Evaluates the performance of a multi-class classification model using log loss and multiclass AUC.

Usage

measure_cat(obs, pred)

Arguments

obs

A factor vector of observed class labels. Each level represents a unique class.

pred

A numeric matrix of predicted probabilities, where each row corresponds to an observation, and each column corresponds to a class.

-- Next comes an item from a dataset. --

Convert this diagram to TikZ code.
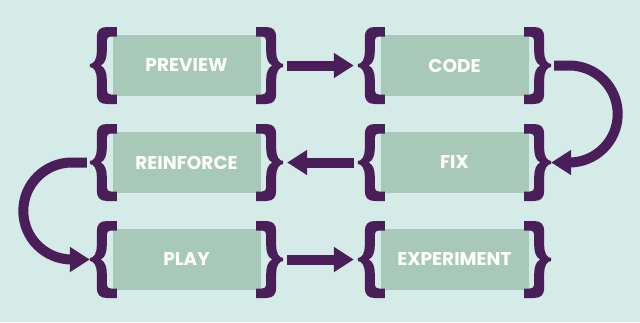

The number of columns must match the number of levels in obs.

Value

A list containing:

log_loss

The negative log-likelihood averaged across observations.

ROC

ROC generated using pROC::roc

AUC

The multiclass Area Under the Curve (AUC) as computed by pROC::multiclass.roc.

Details

The log loss is calculated as: $$-\frac{1}{N} \sum_{i=1}^N \sum_{c=1}^C y_{ic} \log(p_{ic})$$ where \(y_{ic}\) is 1 if observation \(i\) belongs to class \(c\), and \(p_{ic}\) is the predicted probability for that class.

The AUC is computed using the pROC::multiclass.roc function, which provides an overall measure of model performance for multiclass classification.

Examples

library(pROC)
#> Type 'citation("pROC")' for a citation.
#> 
#> Attaching package: ‘pROC’
#> The following objects are masked from ‘package:stats’:
#> 
#>     cov, smooth, var
obs <- factor(c("A", "B", "C"), levels = LETTERS[1:3])
pred <- matrix(
  c(
    0.8, 0.1, 0.1,
    0.2, 0.6, 0.2,
    0.7, 0.2, 0.1
  ),
  nrow = 3, byrow = TRUE
)
measure_cat(obs, pred)
#> $log_loss
#> [1] 1.012185
#> 
#> $ROC
#> 
#> Call:
#> multiclass.roc.default(response = obs, predictor = `colnames<-`(data.frame(pred),     levels(obs)))
#> 
#> Data: multivariate predictor `colnames<-`(data.frame(pred), levels(obs)) with 3 levels of obs: A, B, C.
#> Multi-class area under the curve: 0.75
#> 
#> $AUC
#> [1] 0.75
#> 
# Returns: list(log_loss = 1.012185, ROC = <ROC>, AUC = 0.75)